09 julho 2009

Psicologia dos produtores da pátria (3)

Vamos lá avançar mais um pouco nesta série.
O grupo hegemónico surgido foi, naturalmente, produto de luta, de uma luta que se foi fazendo e refazendo com opções e decantações permanentes - e muitas vezes dramáticas - até à independência nacional. Esse grupo hegemónico teve a capacidade e a modernidade de ver a vida, a história e o futuro do país para além da aldeia e do paroquialismo, combinando revolução, milenarismo e disciplina militar.
No interior da luta militar, o grupo hegemónico foi ensaiando a luta política, tentando fundir a luta nacional e a luta social. Por outras palavras: não bastava apenas obter a independência nacional, era igualmente necessário obter a independência social, descolonizar a nação e ressocializar o social. A ideia aparece no “Lutar por Moçambique” de Eduardo Mondlane, o seu operário maior foi Samora Machel.
Essa dupla luta fazia-se com a produção e a teorização permanentes do inimigo, inimigo multiforme, visível e invisível, interno e externo. Produzido e teorizado o inimigo, cada momento da luta anti-colonial era alimentado pela intolerância contra a defesa de qualquer manifesto político acomodante. O rigor das casernas tocava clarim cada vez que o meio-termo e a alternativa surgiam no horizonte. A cavalo no presente, o futuro escorraçava o passado (a propósito de inimigos, é emblemática a trilogia documental "Quem é o inimigo?", de Aquino de Bragança e Immanuel Wallerstein).
Peça fundamental da revolução e da guerra, a teoria do inimigo continua viva, espécie de inconsciente colectivo. Mas não só. A vitória na luta dotou os vencedores de outras coisas, entre as quais a consciência aguda de serem insubstituíveis e de terem do seu lado o direito da e à história.
Nota: em qualquer momento posso alterar o que aqui deixo escrito.
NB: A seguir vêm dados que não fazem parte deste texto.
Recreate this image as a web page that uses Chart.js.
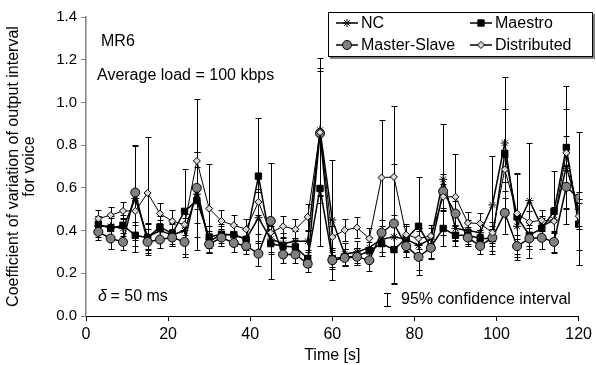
<!DOCTYPE html>
<html lang="en">
<head>
<meta charset="UTF-8">
<title>MR6 - voice output interval</title>
<script src="https://cdn.jsdelivr.net/npm/chart.js@4"></script>
<style>
  body { margin: 0; background: #fff; }
  #wrap { width: 596px; height: 365px; }
</style>
</head>
<body>
<div id="wrap"><canvas id="chart" width="596" height="365"></canvas></div>
<script>
// time axis (s)
const times = [3,6,9,12,15,18,21,24,27,30,33,36,39,42,45,48,51,54,57,60,
               63,66,69,72,75,78,81,84,87,90,93,96,99,102,105,108,111,114,117,120];
const yTicks = [0, 0.2, 0.4, 0.6, 0.8, 1.0, 1.2, 1.4];

// coefficient of variation per series
const nc = [0.42,0.42,0.41,0.55,0.37,0.40,0.38,0.40,0.57,0.35,0.38,0.38,0.36,0.46,0.36,0.34,0.35,0.35,0.87,0.45,
            0.29,0.30,0.32,0.36,0.37,0.36,0.33,0.36,0.64,0.41,0.40,0.39,0.52,0.81,0.42,0.54,0.42,0.45,0.70,0.50];
const maestro = [0.43,0.41,0.425,0.378,0.367,0.417,0.386,0.49,0.54,0.37,0.383,0.381,0.359,0.655,0.339,0.327,0.323,0.269,0.597,0.269,
                 0.275,0.28,0.305,0.339,0.311,0.363,0.42,0.323,0.41,0.378,0.378,0.363,0.363,0.761,0.464,0.378,0.41,0.49,0.789,0.43];
const masterSlave = [0.394,0.363,0.347,0.578,0.347,0.358,0.367,0.347,0.60,0.336,0.367,0.342,0.328,0.292,0.445,0.288,0.288,0.245,0.855,0.261,
                     0.272,0.277,0.261,0.39,0.433,0.327,0.277,0.319,0.584,0.48,0.367,0.328,0.367,0.483,0.327,0.363,0.366,0.347,0.605,0.55];
const distributed = [0.456,0.472,0.492,0.492,0.576,0.48,0.444,0.428,0.726,0.503,0.445,0.425,0.406,0.534,0.39,0.42,0.406,0.464,0.86,0.37,
                     0.402,0.414,0.363,0.648,0.651,0.381,0.363,0.375,0.558,0.558,0.436,0.433,0.39,0.686,0.48,0.44,0.448,0.444,0.764,0.467];

// 95% confidence half-widths
const ncErr = [0.05,0.05,0.05,0.25,0.06,0.05,0.05,0.06,0.2,0.05,0.05,0.05,0.05,0.12,0.06,0.05,0.05,0.05,0.34,0.28,
               0.05,0.05,0.05,0.06,0.07,0.06,0.07,0.05,0.26,0.06,0.05,0.05,0.23,0.31,0.06,0.27,0.05,0.06,0.27,0.08];
const maestroErr = [0.04,0.05,0.05,0.05,0.07,0.05,0.05,0.2,0.23,0.05,0.04,0.04,0.05,0.27,0.05,0.04,0.04,0.04,0.27,0.04,
                    0.04,0.04,0.04,0.06,0.16,0.06,0.23,0.05,0.08,0.05,0.04,0.04,0.06,0.21,0.2,0.05,0.05,0.19,0.29,0.12];
const masterSlaveErr = [0.04,0.05,0.04,0.22,0.06,0.04,0.04,0.07,0.1,0.04,0.04,0.04,0.04,0.06,0.27,0.04,0.04,0.04,0.29,0.04,
                        0.04,0.04,0.05,0.06,0.28,0.05,0.06,0.05,0.08,0.06,0.04,0.04,0.04,0.1,0.05,0.05,0.05,0.05,0.1,0.31];
const distributedErr = [0.04,0.04,0.04,0.05,0.26,0.05,0.05,0.05,0.29,0.21,0.05,0.05,0.05,0.06,0.05,0.05,0.05,0.06,0.3,0.05,
                        0.05,0.05,0.05,0.27,0.33,0.05,0.05,0.05,0.06,0.2,0.05,0.05,0.05,0.06,0.19,0.05,0.05,0.05,0.08,0.06];

const FONT = '"Liberation Sans", Arial, sans-serif';

function pts(vals) {
    return vals.map((v, i) => ({ x: times[i], y: v }));
}

// error bars under the lines
const errorBars = {
    id: 'errorBars',
    beforeDatasetsDraw(chart) {
        const ctx = chart.ctx, xs = chart.scales.x, ys = chart.scales.y;
        ctx.save();
        ctx.strokeStyle = '#000';
        ctx.lineWidth = 1;
        chart.data.datasets.forEach(ds => {
            ds.data.forEach((p, i) => {
                const e = ds.err[i];
                const x = Math.round(xs.getPixelForValue(p.x)) + 0.5;
                const top = Math.round(ys.getPixelForValue(p.y + e)) + 0.5;
                const bot = Math.round(ys.getPixelForValue(p.y - e)) + 0.5;
                ctx.beginPath();
                ctx.moveTo(x, top); ctx.lineTo(x, bot);
                ctx.moveTo(x - 3, top); ctx.lineTo(x + 3, top);
                ctx.moveTo(x - 3, bot); ctx.lineTo(x + 3, bot);
                ctx.stroke();
            });
        });
        ctx.restore();
    }
};

// legend box, notes
const extras = {
    id: 'extras',
    afterDraw(chart) {
        const ctx = chart.ctx;
        const H = Chart.helpers;
        ctx.save();
        // legend
        ctx.fillStyle = '#808080';
        ctx.fillRect(330, 14, 265, 45);
        ctx.fillStyle = '#fff';
        ctx.fillRect(328, 12, 265, 45);
        ctx.strokeStyle = '#000';
        ctx.lineWidth = 1;
        ctx.strokeRect(328.5, 12.5, 264, 44);

        const slots = [[336, 23], [336, 45], [470, 23], [470, 45]];
        const order = [0, 2, 1, 3];
        ctx.font = '16px ' + FONT;
        ctx.textBaseline = 'middle';
        order.forEach((di, k) => {
            const ds = chart.data.datasets[di];
            const [sx, sy] = slots[k];
            ctx.strokeStyle = '#000';
            ctx.lineWidth = 1.5;
            ctx.beginPath();
            ctx.moveTo(sx, sy); ctx.lineTo(sx + 22, sy);
            ctx.stroke();
            ctx.fillStyle = ds.pointBackgroundColor;
            ctx.strokeStyle = ds.pointBorderColor;
            ctx.lineWidth = ds.pointBorderWidth;
            H.drawPoint(ctx, { pointStyle: ds.pointStyle, radius: ds.pointRadius, rotation: 0, borderWidth: ds.pointBorderWidth }, sx + 11, sy);
            ctx.fillStyle = '#000';
            ctx.fillText(ds.label, sx + 25, sy + 1);
        });

        // notes
        ctx.fillStyle = '#000';
        ctx.fillText('MR6', 101, 42);
        ctx.fillText('Average load = 100 kbps', 97, 76);
        ctx.font = 'italic 16px ' + FONT;
        ctx.fillText('\u03B4', 98, 297);
        ctx.font = '16px ' + FONT;
        ctx.fillText(' = 50 ms', 106, 297);
        ctx.fillText('95% confidence interval', 401, 300);
        ctx.strokeStyle = '#000';
        ctx.lineWidth = 1;
        ctx.beginPath();
        ctx.moveTo(387.5, 293); ctx.lineTo(387.5, 307);
        ctx.moveTo(384, 293.5); ctx.lineTo(391, 293.5);
        ctx.moveTo(384, 306.5); ctx.lineTo(391, 306.5);
        ctx.stroke();
        ctx.restore();
    }
};

const ctx = document.getElementById('chart').getContext('2d');
new Chart(ctx, {
    type: 'line',
    data: {
        datasets: [
            {
                label: 'NC', data: pts(nc), err: ncErr, order: 3,
                borderColor: '#000', borderWidth: 1.5,
                pointStyle: 'star', pointRadius: 4, pointBorderWidth: 1,
                pointBackgroundColor: '#000', pointBorderColor: '#000'
            },
            {
                label: 'Maestro', data: pts(maestro), err: maestroErr, order: 2,
                borderColor: '#000', borderWidth: 1.5,
                pointStyle: 'rect', pointRadius: 4.5, pointBorderWidth: 1,
                pointBackgroundColor: '#000', pointBorderColor: '#000'
            },
            {
                label: 'Master-Slave', data: pts(masterSlave), err: masterSlaveErr, order: 1,
                borderColor: '#000', borderWidth: 1.5,
                pointStyle: 'circle', pointRadius: 4.5, pointBorderWidth: 1,
                pointBackgroundColor: '#808080', pointBorderColor: '#000'
            },
            {
                label: 'Distributed', data: pts(distributed), err: distributedErr, order: 0,
                borderColor: '#000', borderWidth: 1,
                pointStyle: 'rectRot', pointRadius: 3.5, pointBorderWidth: 1,
                pointBackgroundColor: '#d8d8d8', pointBorderColor: '#000'
            }
        ]
    },
    options: {
        responsive: false,
        animation: false,
        layout: { padding: { top: 17, right: 14, left: 0, bottom: 0 } },
        plugins: { legend: { display: false }, tooltip: { enabled: false } },
        elements: { line: { tension: 0 } },
        scales: {
            x: {
                type: 'linear', min: 0, max: 120,
                afterFit(s) { s.height = 49; },
                ticks: { stepSize: 20, color: '#000', font: { family: FONT, size: 16 }, padding: 4, maxRotation: 0 },
                grid: { drawOnChartArea: false, tickLength: 5, color: '#000' },
                border: { color: '#000', width: 1 },
                title: { display: true, text: 'Time [s]', color: '#000', font: { family: FONT, size: 16 }, padding: { top: 0, bottom: 0 } }
            },
            y: {
                min: 0, max: 1.4,
                afterFit(s) { s.width = 86; },
                afterBuildTicks(s) { s.ticks = yTicks.map(v => ({ value: v })); },
                ticks: { color: '#000', font: { family: FONT, size: 15 }, padding: 4, callback: v => v.toFixed(1) },
                grid: { drawOnChartArea: false, tickLength: 5, color: '#808080' },
                border: { color: '#808080', width: 1.5 },
                title: {
                    display: true,
                    text: ['Coefficient of variation of output interval', 'for voice'],
                    color: '#000', font: { family: FONT, size: 16, lineHeight: 1.0 }, padding: { top: 6, bottom: 0 }
                }
            }
        }
    },
    plugins: [errorBars, extras]
});
</script>
</body>
</html>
Se isso acontecer, surgirão a vermelho as partes alteradas e/ou acrescentadas. Seria muito bom que os leitores pudessem contribuir com outras coisas ou criticar as que aqui ficam propostas.
(continua)

2 comentários:

Anónimo disse...

e tem direito 'a Historia. afinal o GRUPO HEGEMONICO-FRELIMO trouxe a INDEPENDENCIA.
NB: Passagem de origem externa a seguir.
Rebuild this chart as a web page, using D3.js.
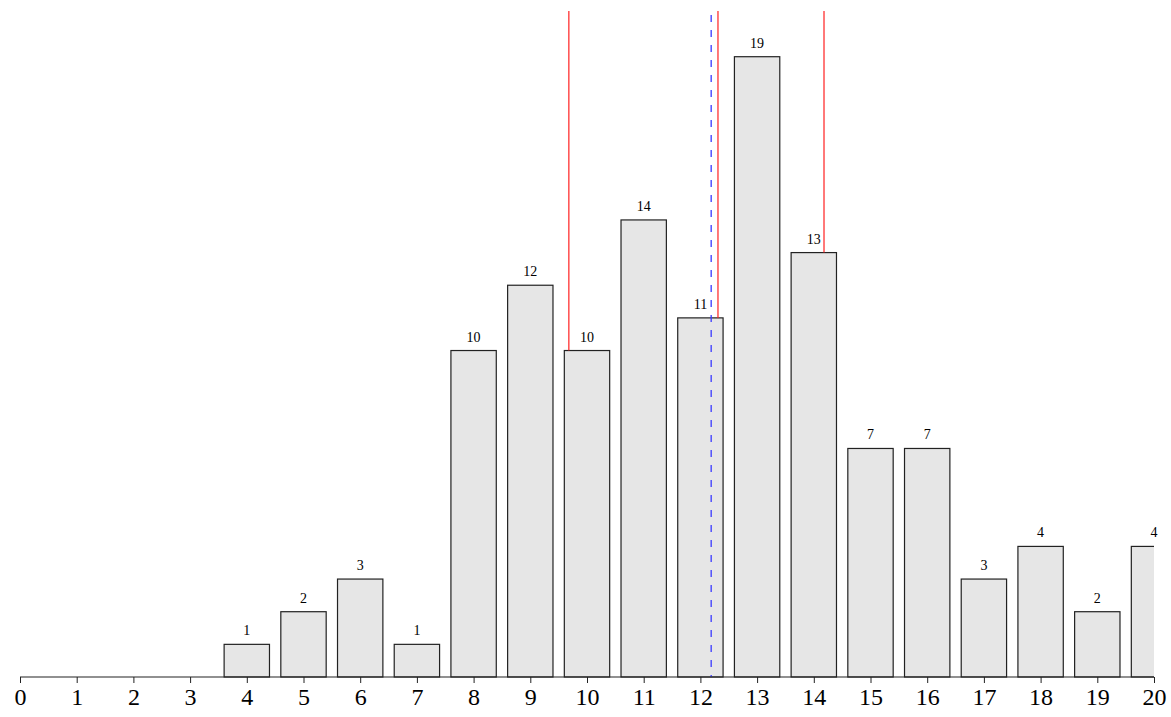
<!DOCTYPE html>
<html>
<head>
<script src="https://d3js.org/d3.v7.min.js"></script>
<style>
    body { margin: 0; background: #fff; }
    .tick text { font-family: "Liberation Serif", "DejaVu Serif", serif; font-size: 24px; fill: #000; }
    .lbl { font-family: "Liberation Serif", "DejaVu Serif", serif; font-size: 14px; fill: #000; }
</style>
</head>
<body>
<script>
    // histogram data, one bar per integer 0..20
    var bins = d3.range(0, 21);
    var counts = [0, 0, 0, 0, 1, 2, 3, 1, 10, 12, 10, 14, 11, 19, 13, 7, 7, 3, 4, 2, 4];
    var tickLabels = bins.map(String);
    // reference lines (x in data units)
    var redLines = [9.68, 12.31, 14.18];
    var blueLine = [12.19];

    var w = 1171, h = 717;
    var xLeft = 20, xRight = 1154, base = 677, plotTop = 11;

    var xScale = d3.scaleLinear().domain([0, 20]).range([xLeft, xRight]);
    var yScale = d3.scaleLinear().domain([0, 20.4]).range([base, plotTop]);
    var barW = xScale(0.8) - xScale(0);

    var svg = d3.select('body').append('svg')
        .attr('width', w).attr('height', h);

    svg.append('defs').append('clipPath').attr('id', 'plot')
        .append('rect').attr('x', xLeft).attr('y', 0).attr('width', xRight - xLeft).attr('height', base + 1);

    var data = bins.map(function (b, i) { return { x: b, v: counts[i] }; });

    var g = svg.append('g').attr('clip-path', 'url(#plot)');

    g.selectAll('rect.bar').data(data).enter().append('rect')
        .attr('class', 'bar')
        .attr('x', function (d) { return xScale(d.x - 0.4); })
        .attr('y', function (d) { return yScale(d.v); })
        .attr('width', barW)
        .attr('height', function (d) { return base - yScale(d.v); })
        .attr('fill', '#e6e6e6')
        .attr('stroke', '#222')
        .attr('stroke-width', 1.2);

    svg.selectAll('text.lbl').data(data.filter(function (d) { return d.v > 0; })).enter().append('text')
        .attr('class', 'lbl')
        .attr('x', function (d) { return xScale(d.x); })
        .attr('y', function (d) { return yScale(d.v) - 9; })
        .attr('text-anchor', 'middle')
        .text(function (d) { return d.v; });

    // red lines run from the top down to the bar they fall on
    svg.selectAll('line.red').data(redLines).enter().append('line')
        .attr('x1', function (d) { return xScale(d); })
        .attr('x2', function (d) { return xScale(d); })
        .attr('y1', yScale(20.4))
        .attr('y2', function (d) { return yScale(counts[Math.round(d)]); })
        .attr('stroke', '#ff2020')
        .attr('stroke-width', 1.2);

    svg.selectAll('line.blue').data(blueLine).enter().append('line')
        .attr('x1', function (d) { return xScale(d); })
        .attr('x2', function (d) { return xScale(d); })
        .attr('y1', yScale(20.28))
        .attr('y2', yScale(0))
        .attr('stroke', '#3a3aff')
        .attr('stroke-width', 1.3)
        .attr('stroke-dasharray', '7,8');

    var xAxis = d3.axisBottom(xScale)
        .tickValues(bins)
        .tickFormat(function (d, i) { return tickLabels[i]; })
        .tickSize(6)
        .tickPadding(5);

    var ax = svg.append('g')
        .attr('transform', 'translate(0,' + base + ')')
        .call(xAxis);
    ax.select('.domain').attr('stroke', '#222').attr('stroke-width', 1.2)
        .attr('d', 'M' + xLeft + ',0H' + xRight);
    ax.selectAll('.tick line').attr('stroke', '#222').attr('stroke-width', 1);
</script>
</body>
</html>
a grande questao podera ser QUE HISTORIA 'E QUE O GRUPO HEGEMONICO-FRELIMO QUER daqui em diante?

a Historia constroi-se.

hoje, nao sei se a nossa Historia 'e de se orgulhar ou nao.

- tivemos o obreiro da Unidade Nacional assassinado- Eduardo Mondlane.
- tivemos um Chefe de Estado assassinado- Samora Machel.
- uma guerra civil com mais de 1.000.000 de mortos.
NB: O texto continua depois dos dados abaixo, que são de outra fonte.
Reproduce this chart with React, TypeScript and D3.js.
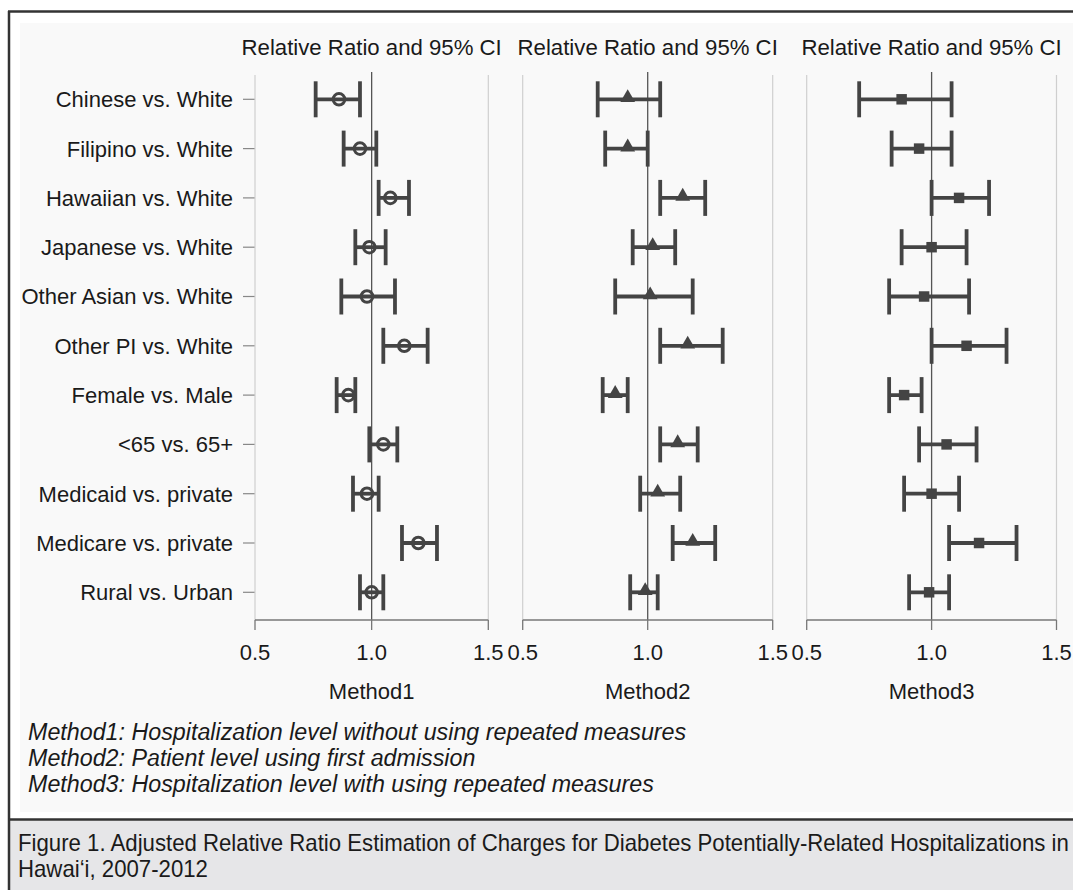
import React from "react";
import * as d3 from "d3";

const categories = [
  "Chinese vs. White",
  "Filipino vs. White",
  "Hawaiian vs. White",
  "Japanese vs. White",
  "Other Asian vs. White",
  "Other PI vs. White",
  "Female vs. Male",
  "<65 vs. 65+",
  "Medicaid vs. private",
  "Medicare vs. private",
  "Rural vs. Urban",
];

const methods = ["Method1", "Method2", "Method3"];

const method1Est = [0.86, 0.95, 1.08, 0.99, 0.98, 1.14, 0.9, 1.05, 0.98, 1.2, 1.0];
const method1Low = [0.76, 0.88, 1.03, 0.93, 0.87, 1.05, 0.85, 0.99, 0.92, 1.13, 0.95];
const method1High = [0.95, 1.02, 1.16, 1.06, 1.1, 1.24, 0.93, 1.11, 1.03, 1.28, 1.05];

const method2Est = [0.92, 0.92, 1.14, 1.02, 1.01, 1.16, 0.87, 1.12, 1.04, 1.18, 0.99];
const method2Low = [0.8, 0.83, 1.05, 0.94, 0.87, 1.05, 0.82, 1.05, 0.97, 1.1, 0.93];
const method2High = [1.05, 1.0, 1.23, 1.11, 1.18, 1.3, 0.92, 1.2, 1.13, 1.27, 1.04];

const method3Est = [0.88, 0.95, 1.11, 1.0, 0.97, 1.14, 0.89, 1.06, 1.0, 1.19, 0.99];
const method3Low = [0.71, 0.84, 1.0, 0.88, 0.83, 1.0, 0.83, 0.95, 0.89, 1.07, 0.91];
const method3High = [1.08, 1.08, 1.23, 1.14, 1.15, 1.3, 0.96, 1.18, 1.11, 1.34, 1.07];

const xTicks = [0.5, 1.0, 1.5];
const panelTitle = "Relative Ratio and 95% CI";
const footnotes = [
  "Method1: Hospitalization level without using repeated measures",
  "Method2: Patient level using first admission",
  "Method3: Hospitalization level with using repeated measures",
];
const captionLines = [
  "Figure 1. Adjusted Relative Ratio Estimation of Charges for Diabetes Potentially-Related Hospitalizations in",
  "Hawai\u2018i, 2007-2012",
];

const series = [
  { est: method1Est, low: method1Low, high: method1High, symbol: "circle" },
  { est: method2Est, low: method2Low, high: method2High, symbol: "triangle" },
  { est: method3Est, low: method3Low, high: method3High, symbol: "square" },
];

const panelRanges: [number, number][] = [
  [255, 488.3],
  [522.7, 772.7],
  [806.7, 1056.5],
];

const W = 1073;
const H = 890;
const FONT = "'Liberation Sans', Arial, Helvetica, sans-serif";
const INK = "#444";
const TEXT = "#1a1a1a";

export default function App() {
  const y = d3.scalePoint<string>().domain(categories).range([99.3, 592.3]);
  const axisY = 620;
  const gridTop = 75;
  const capHalf = 18;

  const triangle = d3.symbol().type(d3.symbolTriangle).size(95)() as string;
  const square = d3.symbol().type(d3.symbolSquare).size(110)() as string;

  return (
    <svg
      width={W}
      height={H}
      style={{ position: "absolute", left: 0, top: 0, display: "block" }}
      fontFamily={FONT}
    >
      <rect x={0} y={0} width={W} height={H} fill="#ffffff" />
      {/* plot background */}
      <rect x={20} y={23} width={W - 20} height={789} fill="#f9f9f9" />
      {/* caption background */}
      <rect x={8} y={820} width={W - 8} height={H - 820} fill="#e6e6e8" />
      {/* frame */}
      <line x1={9} y1={11} x2={9} y2={H} stroke="#333" strokeWidth={2.5} />
      <line x1={8} y1={11.5} x2={W} y2={11.5} stroke="#333" strokeWidth={2.5} />
      <line x1={8} y1={819.5} x2={W} y2={819.5} stroke="#333" strokeWidth={2.5} />

      {/* category labels and ticks */}
      {categories.map((c) => (
        <g key={c}>
          <text
            x={233}
            y={y(c)!}
            dy="0.36em"
            textAnchor="end"
            fontSize={22}
            fill={TEXT}
          >
            {c}
          </text>
          <line x1={243} x2={255} y1={y(c)!} y2={y(c)!} stroke="#888" strokeWidth={1.2} />
        </g>
      ))}

      {series.map((s, pi) => {
        const [x0, x1] = panelRanges[pi];
        const x = d3.scaleLinear().domain([0.5, 1.5]).range([x0, x1]);
        const cx = x(1.0);
        return (
          <g key={pi}>
            <text x={cx} y={47} dy="0.36em" textAnchor="middle" fontSize={22.2} fill={TEXT}>
              {panelTitle}
            </text>
            {/* grid lines at 0.5 and 1.5 */}
            {[0.5, 1.5].map((v) => (
              <line
                key={v}
                x1={x(v)}
                x2={x(v)}
                y1={gridTop}
                y2={axisY}
                stroke="#cfcfcf"
                strokeWidth={1.2}
              />
            ))}
            {/* reference line */}
            <line x1={cx} x2={cx} y1={72} y2={axisY} stroke="#555" strokeWidth={1.3} />
            {/* x axis */}
            <line x1={x0} x2={x1} y1={axisY} y2={axisY} stroke="#777" strokeWidth={1.3} />
            {xTicks.map((t) => (
              <g key={t}>
                <line x1={x(t)} x2={x(t)} y1={axisY} y2={axisY + 10} stroke="#777" strokeWidth={1.3} />
                <text x={x(t)} y={652} dy="0.36em" textAnchor="middle" fontSize={22} fill={TEXT}>
                  {t.toFixed(1)}
                </text>
              </g>
            ))}
            <text x={cx} y={691} dy="0.36em" textAnchor="middle" fontSize={22} fill={TEXT}>
              {methods[pi]}
            </text>

            {/* error bars */}
            {categories.map((c, i) => {
              const yy = y(c)!;
              const xl = x(s.low[i]);
              const xh = x(s.high[i]);
              const xe = x(s.est[i]);
              return (
                <g key={c}>
                  <line x1={xl} x2={xh} y1={yy} y2={yy} stroke={INK} strokeWidth={3.8} />
                  <line x1={xl} x2={xl} y1={yy - capHalf} y2={yy + capHalf} stroke={INK} strokeWidth={3.8} />
                  <line x1={xh} x2={xh} y1={yy - capHalf} y2={yy + capHalf} stroke={INK} strokeWidth={3.8} />
                  {s.symbol === "circle" && (
                    <circle cx={xe} cy={yy} r={5.8} fill="none" stroke={INK} strokeWidth={3} />
                  )}
                  {s.symbol === "triangle" && (
                    <path d={triangle} transform={`translate(${xe},${yy - 1.5})`} fill={INK} />
                  )}
                  {s.symbol === "square" && (
                    <path d={square} transform={`translate(${xe},${yy})`} fill={INK} />
                  )}
                </g>
              );
            })}
          </g>
        );
      })}

      {/* footnotes */}
      <g transform="translate(28,0) scale(0.97,1)">
        {footnotes.map((f, i) => (
          <text
            key={f}
            x={0}
            y={731 + i * 26}
            dy="0.36em"
            fontSize={24}
            fontStyle="italic"
            fill={TEXT}
          >
            {f}
          </text>
        ))}
      </g>

      {/* caption */}
      <g transform="translate(18,0) scale(0.965,1)">
        {captionLines.map((l, i) => (
          <text
            key={l}
            x={0}
            y={843 + i * 26}
            dy="0.36em"
            fontSize={23}
            fill={TEXT}
          >
            {l}
          </text>
        ))}
      </g>
    </svg>
  );
}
se tivessemos que descrever Mocambique hoje, nao poderemos fugir a realidade:

- estima-se em 58% da populacao vive na pobreza.
- 55% do Orcamento de estado provem de doacoes.
- 16.2% de prevalencia em HIV.

ou seja, estamos numa situacao HISTORICA onde somos POBRES, PEDINTES e DOENTES.

sera este o PAIS QUE O PARTIDO HEGEMONICO-FRELIMO ORGULHA-SE DE TER CONSTRUIDO?

sera esta a HISTORIA que a FRELIMO PREDENDE SUA?

Cumprimentos
Abdul Karim

Anónimo disse...

Plenamente de acordo com a LÚCIDA análise de Abdul Karim!

À sua conclusão "... estamos numa situacao HISTORICA onde somos POBRES, PEDINTES e DOENTES."

> Apenas acrescentaria:

i) Exceptuam-se desta situação todo o GRUPO GRUPO HEGEMÓNICO inicial, Familiares e Amigos, que, em regra, durante o período socialista viveram sempre faustosamente à sombra do poder político e, hoje, vivem faustosamente a coberto do poder político e/ou económico que controlam.

ii) Integram o grupo de pobres, pedintes e doentes, todos os que na luta de libertação pegaram em armas e, no terreno, foram "carne para canhão".

> Efectivamente, houve um tratamento deshumanamente diferenciado para

i) DIRIGENTES (Grupo hegemónico/ Seres Pensantes/ Senhores da Guerra) e;

ii)PEÕES/guerrilheiros (contratados a prazo); "dispensados" logo que ganha a guerra e ignorados, durante décadas. Ainda hoje o Governo não sabe quantos eram, onde estão e como estão.

> Importa também dizer que, conquistada a Independência, o GRUPO HEGEMÓNICO, para assegurar a hegemonia foi purificando fileiras, mandando as correntes com ideias divergentes para "outros mundos".

> Há medida que os anos passam, é importante que não se romanceie a história.